The XX Factor

Do Women Like Sex?

Photo by YOSHIKAZU TSUNO/AFP/Getty Images

The common theme of anti-feminism of the ‘60s through roughly the ‘90s was basically, “Feminism is emasculating.  Now go make me a sandwich.”  Alas, anti-feminists are beginning to realize that overt misogyny isn’t really the selling point it used to be, and so now anti-feminism has taken a strange turn. Instead of pleading on behalf of men, anti-feminists claim that feminism is bad for women.  

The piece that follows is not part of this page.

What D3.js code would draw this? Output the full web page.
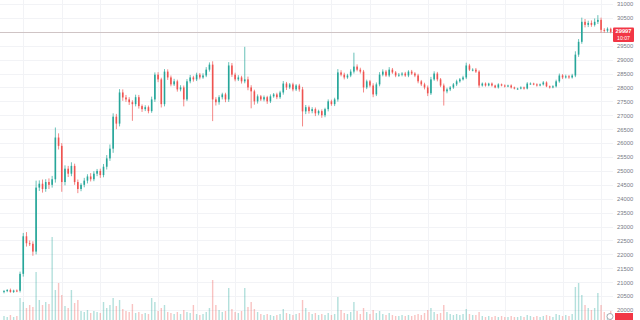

The argument goes something like this:  Feminists, being ladies and therefore gullible, took a look around and saw that men controlled religion, government, business, and family and assumed that this meant that we lived in a patriarchy where women were inferior to men.  Not so!  Actually, it was a system created and dominated by women, where women used men’s need to have sex with them to control men and obtain resources for them.  All that stuff that looks like patriarchy, including vicious control of women’s sexuality through slut-shaming, religious garb, and female genital mutilation?  Just women controlling the market to make sure the price of the poon was high.  And all that business, religion, government, etc?  Just men trying to get resources so they could acquire top-dollar vagina, which was a market that women controlled totally and men have no say in.  And feminists ruined it all for women by making them work and stuff.

It’s a strange theory that has no real historical evidence for it, but adherents to this belief will not give it up without a fight. Which explains this bizarre interview with Roy Baumeister.  Baumeister’s theory is that women are the producers but not consumers of sex, and men are the consumers and not producers of sex, and it causes him to point to things like men buying dinner (ladies are whores for the hamburgers!) and the supposed death of sex in marriage, as women who have obtained a man’s resources stop having sex because they got what they wanted.  Baumeister is trying to make this women-producers/men-consumers theory fit the evidence that more gender equality leads to more sex, but really, he fails utterly.  His argument is that equality somehow “lowered” the price of sex, because as women have more economic resources of their own, they slut-shame each other less. Okay, fair enough.  But the theory falls apart when you assume, as Baumeister does, that women just aren’t into sex.  He claims married women aren’t into it, but also that single women aren’t into casual sex.  Commitment doesn’t make us horny.  Newness doesn’t make us horny.  It appears nothing makes us horny.  

If that’s the case, then we should actually see sex rates plummet, and not just in marriage.  Actually, we should see marriage rates plummet, too, if marriage is simply an exchange of vagina for economic stability. If women just aren’t into sex, and they don’t need to exchange sex for goods and services, which is the traditional reason Baumeister says we have sex, then why wouldn’t we just give it up?  That’s actually how markets work.  If you’re producing a good (in this case, sex), and no one on the market has anything you actually want to exchange for it, then you’d probably just stop producing it.  Baumeister likes to dwell on casual sex, but he argues that women neither desire it for itself nor can they expect anything in exchange for it.  Then why on earth do they do it?  He literally gives women no real world motivation for it, except a vague sense we’re too stupid to know better.

The feminist theory about sex is probably still the better one:  Women, like men, enjoy sex.  In a patriarchal system, women’s bodies are seen as objects to control, and women’s sexual desires threaten the system because women will make choices based on what they, as women want, and not what men want them to do.  So women’s sexuality is systematically surpressed.  Women enforce the rules because the system penalizes them for not doing so, but if women collectively stop enforcing the rules, i.e. become feminists, then the system collapses.  And women, liberated from patriarchal domination of their sexuality, start having the same kind of variety of sex (casual, commited, somewhere in between) that men have always preserved for themselves alone. It’s a theory that explains the data without the glaring flaws that Baumeister’s theory has.